Homogeneous mixtures
A homogeneous mixture looks completely uniform. No matter where you sample it, you get the same composition. Salt water, vinegar, brass, soft drinks and the air around you are all homogeneous mixtures.
Heterogeneous mixtures
A heterogeneous mixture has visibly different parts. Sand stirred into water, oil floating on water, iron filings sprinkled into sulphur powder, soil and a fruit salad — in each case you can pick out separate components or see boundaries between them.
5.3 Solutions — The Most Common Homogeneous Mixtures
A solution is a homogeneous mixture in which one substance is completely dissolved in another. The component present in larger amount is the solvent, and the one present in smaller amount is the solute. In a glass of sugar water, water is the solvent and sugar is the solute. Solutions can be solid (alloys like brass), liquid (lemonade) or gaseous (air).

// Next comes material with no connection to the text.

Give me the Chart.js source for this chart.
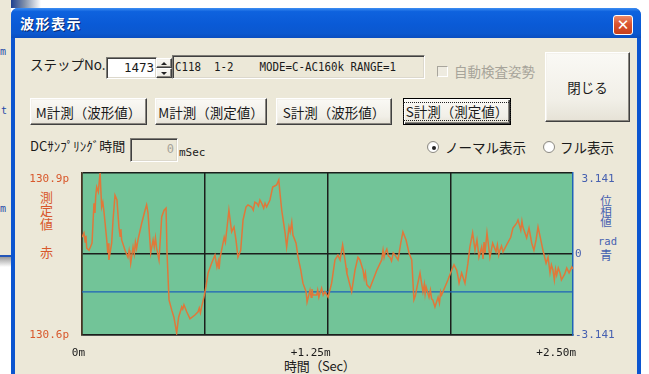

Properties of a true solution
- It is perfectly clear and transparent — you can read print through it.
- The particle size is extremely small (less than 1 nm), so the solute does not settle on standing.
- The solute particles cannot be seen even under a powerful microscope.
- It cannot be separated by ordinary filter paper — the particles slip straight through.
- A beam of light passing through a true solution is not visible — it does not show the Tyndall effect.
5.4 Suspensions
A suspension is a heterogeneous mixture in which solid particles are dispersed but do not dissolve. The particles are large — bigger than 100 nm — so they are visible to the eye, scatter light strongly, settle on standing, and can be filtered out with a piece of filter paper. Muddy river water, chalk stirred into water and the cloudy mixture inside a bottle of milky paint are familiar suspensions.
5.5 Colloids and the Tyndall Effect
Between the very fine solution and the coarse suspension lies a third class — the colloid. Colloidal particles are 1 nm to 100 nm in size. They look uniform like a solution, but a beam of light passing through is clearly visible because the particles are large enough to scatter the light. This scattering is the Tyndall effect.
You see the Tyndall effect when a torch beam cuts through morning mist, when sunlight pierces through gaps in a forest canopy, or when a film projector beam cuts through smoky air. The medium that carries the particles is called the dispersion medium, and the dispersed substance is called the dispersed phase.
Examples of colloids in everyday life
| Colloid | Dispersed phase | Dispersion medium | Type |
|---|---|---|---|
| Milk | Liquid (fat) | Liquid (water) | Emulsion |
| Fog, mist | Liquid (water) | Gas (air) | Aerosol |
| Smoke | Solid (carbon) | Gas (air) | Aerosol |
| Cheese, butter | Liquid (fat/water) | Solid | Gel |
| Whipped cream, foam | Gas (air) | Liquid | Foam |
| Coloured gemstone (ruby glass) | Solid | Solid | Solid sol |
5.6 Comparison Table — Solution, Suspension, Colloid
| Property | True Solution | Colloid | Suspension |
|---|---|---|---|
| Nature | Homogeneous | Heterogeneous (looks homogeneous) | Heterogeneous |
| Particle size | < 1 nm | 1 nm – 100 nm | > 100 nm |
| Visibility of particles | Not visible even under microscope | Visible only under powerful microscope | Visible to naked eye |
| Settling on standing | Do not settle | Do not settle | Settle quickly |
| Filtration | Cannot be filtered | Cannot be filtered (need centrifuge) | Can be filtered with filter paper |
| Tyndall effect | Absent | Present | Present (but particles also settle) |
| Examples | Salt water, sugar water, air | Milk, fog, cheese, jelly, ink | Muddy water, chalk in water, paint |
Competency-Based Questions L4 Analyse
CBQ — Roshni’s Three Glasses
1. (MCQ) Through which glass(es) will the path of the torch beam be clearly visible?
2. (Short answer) After 30 minutes, what visible change should Roshni notice in glass C? Explain why.
3. (Fill in the blank) The particle size in milk lies between ____ and ____ nm, classifying it as a ____.
4. (True/False with reason) ‘Glass A can be separated by ordinary filter paper.’
5. (HOT — Higher Order) Roshni claims that since milk is white and uniform throughout, it must be a homogeneous mixture. Is she right? Justify in two lines.
Assertion & Reason Questions L5 Evaluate
1. Assertion (A): A true solution does not show the Tyndall effect.
Reason (R): The solute particles in a true solution are smaller than 1 nm and so they cannot scatter visible light.
2. Assertion (A): Milk is classified as a colloid, not a solution.
Reason (R): Particles of a colloid pass through filter paper but particles of a true solution do not.
3. Assertion (A): Suspensions are heterogeneous mixtures.
Reason (R): The particles of a suspension are large enough to be seen with the naked eye and they settle on standing.